According to the American Bankers Association (ABA), which represents most large U.S. banks and credit card companies, the percentage of consumer loans at least 30 days late rose to a seasonally adjusted 3.22% in the October-to-December period from 2.29% in the prior quarter, according to Reuters.

The ABA said the fourth-quarter rate was the highest since it began tracking the data in 1974, with delinquencies rising in nearly every category. It said these credit trends are unlikely to improve before 2010.

“Job losses have really hurt the economy and will continue to inflict pain for several months,” James Chessen, the ABA’s chief economist, said in an interview. “The greater the losses are, the more severe an impact it has on all credit markets.”

The ABA study covers direct auto, indirect auto, closed-end home equity, home improvement, marine, mobile home, personal and recreational vehicle loans. It excludes bank credit card and education loans.

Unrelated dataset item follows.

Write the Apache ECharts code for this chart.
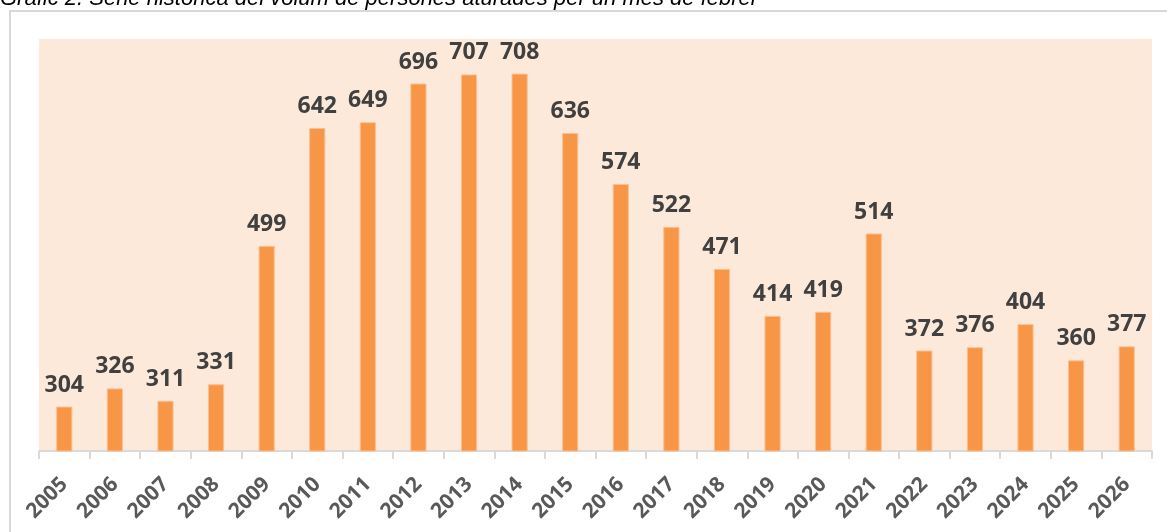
<!DOCTYPE html>
<html>
<head>
<meta charset="utf-8">
<script src="https://cdn.jsdelivr.net/npm/echarts@6/dist/echarts.min.js"></script>
<style>
  html, body { margin: 0; padding: 0; background: #fff; }
  #chart { width: 1167px; height: 532px; }
</style>
</head>
<body>
<div id="chart"></div>
<script>
const years = ['2005', '2006', '2007', '2008', '2009', '2010', '2011', '2012', '2013', '2014', '2015',
  '2016', '2017', '2018', '2019', '2020', '2021', '2022', '2023', '2024', '2025', '2026'];
const aturats = [304, 326, 311, 331, 499, 642, 649, 696, 707, 708, 636,
  574, 522, 471, 414, 419, 514, 372, 376, 404, 360, 377];

const chart = echarts.init(document.getElementById('chart'));

chart.setOption({
  animation: false,
  graphic: [
    {
      type: 'rect',
      shape: { x: 10, y: 11, width: 1180, height: 540 },
      style: { fill: 'none', stroke: '#d9d9d9', lineWidth: 2 },
      z: 0
    },
    {
      type: 'text',
      left: 0,
      top: -12,
      style: {
        text: 'Gràfic 2. Sèrie històrica del volum de persones aturades per un mes de febrer',
        font: 'italic 22px "Liberation Sans", Arial, sans-serif',
        fill: '#000'
      }
    }
  ],
  grid: {
    left: 39,
    right: 15,
    top: 39,
    bottom: 81,
    show: true,
    backgroundColor: '#fde9d9',
    borderWidth: 0
  },
  xAxis: {
    type: 'category',
    data: years,
    axisLine: { lineStyle: { color: '#d9d9d9', width: 2 } },
    axisTick: { show: true, length: 8, lineStyle: { color: '#d9d9d9', width: 2 } },
    axisLabel: {
      rotate: 45,
      interval: 0,
      margin: 30,
      color: '#595959',
      fontSize: 21,
      fontWeight: 'bold',
      fontFamily: '"Open Sans", sans-serif'
    }
  },
  yAxis: {
    type: 'value',
    min: 250,
    max: 750,
    show: false,
    splitLine: { show: false }
  },
  series: [{
    type: 'bar',
    data: aturats,
    barWidth: '32%',
    itemStyle: { color: '#f79646', borderColor: '#fac090', borderWidth: 1 },
    label: {
      show: true,
      position: 'top',
      distance: 10,
      color: '#404040',
      fontSize: 23,
      fontWeight: 'bold',
      fontFamily: '"Open Sans", sans-serif'
    }
  }]
});
</script>
</body>
</html>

“We’ve seen delinquency rates across the board in consumer loans go up, and continue to go up,” Bank of America Corp. CEO Kenneth Lewis said today on CNBC television. But he said “early” delinquencies, or payments missed shortly after loans are taken out, have begun to abate in a “smattering” of products at the largest U.S. bank.

According to the ABA, the late-payment rate on auto loans made through dealers rose to a record 3.53% in the fourth quarter from the third quarter’s 3.25%, while late payments on home equity lines of credit rose to a record 1.46% from 1.15%.

RV loan delinquency rates rose from 1.27% to 1.38% but remained the lowest among all the categories measured.

A report issued Wednesday by ADP Employer Services said U.S. private employers shed a record 742,000 jobs in March, pushing year-to-date losses above 2 million.

Economists polled by Reuters expect the Labor Department to say on Friday that the U.S. jobless rate rose to 8.5% in March, a level not seen since 1983, from February’s 8.1%.